#### [WRITTEN EXERCISE]
Take the listing from its first line through the line that contains "fig.patches.append(frame)" and please retype those lines exactly, leaving out the pictures.

#### [DATA SECTION]
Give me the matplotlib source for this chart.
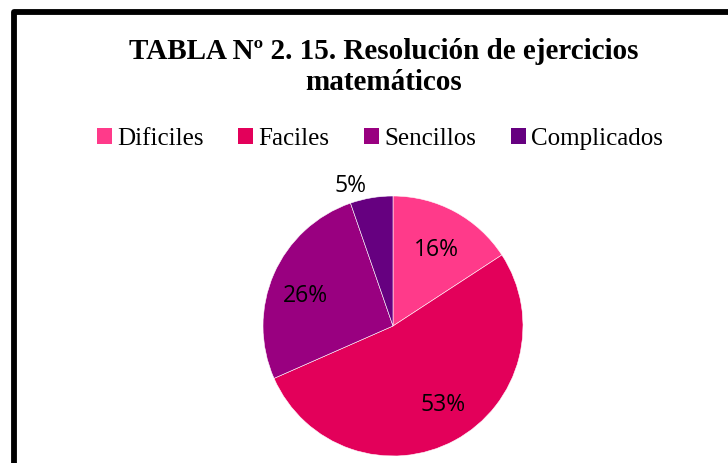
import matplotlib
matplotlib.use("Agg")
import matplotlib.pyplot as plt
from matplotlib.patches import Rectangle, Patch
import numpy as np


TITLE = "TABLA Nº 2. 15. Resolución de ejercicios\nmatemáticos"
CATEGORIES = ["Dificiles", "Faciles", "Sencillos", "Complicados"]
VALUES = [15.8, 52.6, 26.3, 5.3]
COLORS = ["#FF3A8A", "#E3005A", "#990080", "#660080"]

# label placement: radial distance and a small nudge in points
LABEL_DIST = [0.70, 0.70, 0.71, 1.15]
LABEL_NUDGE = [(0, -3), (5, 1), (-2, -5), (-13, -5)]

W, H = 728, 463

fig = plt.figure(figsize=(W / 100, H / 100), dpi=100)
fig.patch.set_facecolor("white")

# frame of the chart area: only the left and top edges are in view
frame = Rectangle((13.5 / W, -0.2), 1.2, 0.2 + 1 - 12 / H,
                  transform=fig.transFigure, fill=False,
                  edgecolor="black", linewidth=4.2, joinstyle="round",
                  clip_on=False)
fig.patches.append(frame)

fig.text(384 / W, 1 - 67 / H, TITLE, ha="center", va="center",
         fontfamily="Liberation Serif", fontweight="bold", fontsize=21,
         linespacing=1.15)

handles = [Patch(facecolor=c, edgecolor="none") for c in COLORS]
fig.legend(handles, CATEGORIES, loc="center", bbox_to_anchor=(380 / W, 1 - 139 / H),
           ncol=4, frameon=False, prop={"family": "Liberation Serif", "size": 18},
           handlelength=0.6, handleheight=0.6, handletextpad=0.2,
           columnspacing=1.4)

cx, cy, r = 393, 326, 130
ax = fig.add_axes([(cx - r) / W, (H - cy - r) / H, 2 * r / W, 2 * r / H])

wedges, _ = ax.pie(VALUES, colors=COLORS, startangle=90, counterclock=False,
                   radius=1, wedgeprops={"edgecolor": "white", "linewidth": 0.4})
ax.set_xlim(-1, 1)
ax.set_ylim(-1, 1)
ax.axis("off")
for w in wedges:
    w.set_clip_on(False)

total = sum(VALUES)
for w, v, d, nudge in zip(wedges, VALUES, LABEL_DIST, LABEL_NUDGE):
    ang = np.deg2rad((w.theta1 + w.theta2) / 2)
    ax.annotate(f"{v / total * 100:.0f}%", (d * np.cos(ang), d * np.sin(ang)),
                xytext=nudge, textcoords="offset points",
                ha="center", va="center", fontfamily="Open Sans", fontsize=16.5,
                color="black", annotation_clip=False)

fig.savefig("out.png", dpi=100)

#### [TASK RESULT]
Give me the matplotlib source for this chart.
import matplotlib
matplotlib.use("Agg")
import matplotlib.pyplot as plt
from matplotlib.patches import Rectangle, Patch
import numpy as np


TITLE = "TABLA Nº 2. 15. Resolución de ejercicios\nmatemáticos"
CATEGORIES = ["Dificiles", "Faciles", "Sencillos", "Complicados"]
VALUES = [15.8, 52.6, 26.3, 5.3]
COLORS = ["#FF3A8A", "#E3005A", "#990080", "#660080"]

# label placement: radial distance and a small nudge in points
LABEL_DIST = [0.70, 0.70, 0.71, 1.15]
LABEL_NUDGE = [(0, -3), (5, 1), (-2, -5), (-13, -5)]

W, H = 728, 463

fig = plt.figure(figsize=(W / 100, H / 100), dpi=100)
fig.patch.set_facecolor("white")

# frame of the chart area: only the left and top edges are in view
frame = Rectangle((13.5 / W, -0.2), 1.2, 0.2 + 1 - 12 / H,
                  transform=fig.transFigure, fill=False,
                  edgecolor="black", linewidth=4.2, joinstyle="round",
                  clip_on=False)
fig.patches.append(frame)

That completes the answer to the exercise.